Where are we going and why are we in a handbasket?
"We know now that we don't need any big new breakthroughs to get to true AI."
This is so wrong that it's hard to know where to start.
Just cruising through this digital world at 33 1/3 rpm...
So far, every post I have read that makes the same claim as yours lacks a critical piece: a clear description of what would qualify as AI.
Often, when I state that question, I get a long, rambling, disorganized list of random things humans do, and no indicator that making a computer do them would yet qualify as true AI. That is why I keep emphasizing the word "clear." Make it clear or you are just being religious.
So, exactly where are those goal-posts?
Despite the name "neural network", there is nothing "very similar" between the way AlphaGo works and brains work.

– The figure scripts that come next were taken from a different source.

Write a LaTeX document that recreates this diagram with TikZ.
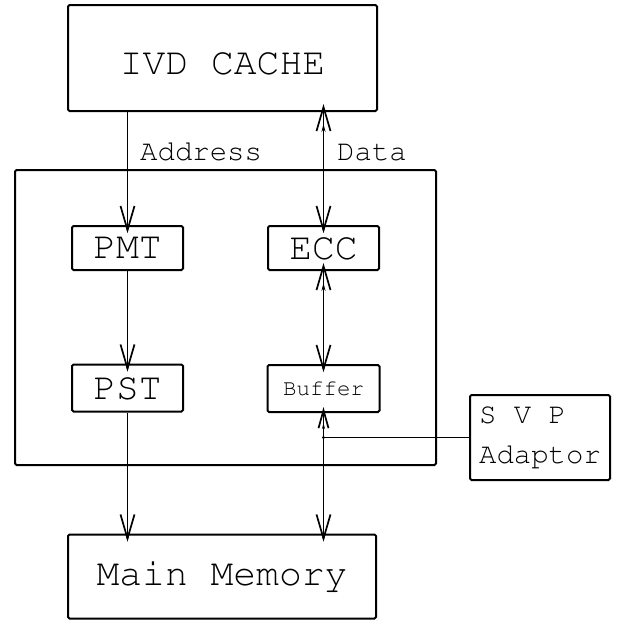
\documentclass[tikz,border=0pt]{standalone}
\usepackage[T1]{fontenc}
\usepackage{tikz}
\usetikzlibrary{arrows.meta, positioning, calc}
\renewcommand{\ttdefault}{pcr}

\begin{document}
\begin{tikzpicture}[
  x=1pt, y=-1pt,
  tipend/.tip={Straight Barb[length=24pt, width=14pt, sep=-8pt] Stealth[length=8pt, width=4pt, sep=-8pt]},
  tipstart/.tip={Stealth[length=8pt, width=4pt, sep=-8pt] Straight Barb[length=24pt, width=14pt, sep=-8pt]},
  tipsmall/.tip={Stealth[length=6pt, width=3pt, sep=-6pt] Straight Barb[length=18pt, width=10pt, sep=-6pt]},
  box/.style={draw, line width=2pt, rounded corners=1.5pt, inner sep=0pt},
  bigtext/.style={font=\ttfamily\fontsize{38}{40}\selectfont},
  midtext/.style={font=\ttfamily\fontsize{29}{40}\selectfont},
  smalltext/.style={font=\ttfamily\fontsize{22.5}{24}\selectfont},
  link/.style={line width=1.7pt},
  fwd/.style={link, -{tipend}},
  both/.style={link, {tipstart}-{tipend}},
  tag/.style={midtext, inner sep=0pt, anchor=base west}
]
\useasboundingbox (0,0) rectangle (617,621);

% frame round the memory unit
\node[box, minimum width=421pt, minimum height=295pt] (unit) at (225.5,317.5) {};

% blocks
\node[box, bigtext, minimum width=309pt, minimum height=106pt, text height=34pt] (cache) at (222.5,58) {IVD CACHE};
\node[box, bigtext, minimum width=111pt, minimum height=44pt] (pmt) at (127.5,248) {PMT};
\node[box, bigtext, minimum width=111pt, minimum height=44pt] (ecc) at (323.5,248) {ECC};
\node[box, bigtext, minimum width=111pt, minimum height=47pt] (pst) at (127.5,388) {PST};
\node[box, smalltext, minimum width=112pt, minimum height=47pt] (buf) at (323.5,388.5) {Buffer};
\node[box, bigtext, minimum width=308pt, minimum height=84pt] (mem) at (222,576.5) {Main Memory};
\node[box, midtext, align=left, minimum width=140pt, minimum height=85pt] (svp) at (540,437.5) {S V P\\Adaptor};

% bus labels
\node[tag] (addr) at (140,160) {Address};
\node[tag] (data) at (337,160) {Data};

% connections
\draw[fwd] (cache.south -| pmt) -- (pmt);
\draw[both] (cache.south -| ecc) -- (ecc);
\draw[fwd] (pmt) -- (pst);
\draw[both] (ecc) -- (buf);
\draw[fwd] (pst) -- (pst |- mem.north);
\draw[link, {tipsmall}-{tipend}] (buf) -- (buf |- mem.north);
\coordinate (tap) at (buf |- svp.west);
\draw[line width=1.1pt] (svp.west) -- (tap);
\fill (tap) circle (1.6pt);
\end{tikzpicture}
\end{document}
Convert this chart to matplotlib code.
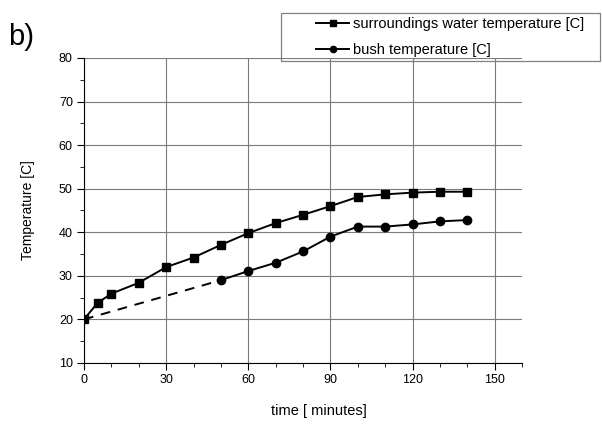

That seems correct. AlphaGo is playing go at a level beyond that of humans. The take home point seems to be that brains aren't really competitive and are probably a dead-end technology.
Game 2, move 37 was amazing. The commentator had already pointed out the issues with the two stones trapped to the lower/middle left and the loose group to the lower right. This move linked everything together in a light way. This was an "ear-reddening move."
To me, "true AI" is something that can decide to do something other than that for which it was constructed
Many people can't even decide to stop eating.
For a professional player, it's fairly easy to remember an entire game. For them, it's a story with many familiar patterns and memorable surprises.
How would this same AI model (i.e. not a retrained model) do in Chess?
Why can't it be retrained? A human Go player with no experience in chess wouldn't know the first move, but after observing some games to deduce the rules, then playing enough games to practice, they'd probably be competent.
Guess what; that's exactly how this system was trained. In fact, an earlier model taught itself to play dozens of old Atari games in the same way.
Could it hold a basic conversation? Identify a picture of a cat?
Actually, Google's context-aware voice recognition & response system is largely driven by a similar layered neutral network, as is it's visual search that can indeed identify a picture of a cat. And with a robot arm attached I wouldn't bet against the burger flipping either.
Strong AI it isn't, but neither is it a classical pre-programmed computer. "Intuitive" computing is the best description I've seen of modern neural networks - it weighs a large number of factors gained from experience and makes a decision.
Why would anyone engrave "Elbereth"?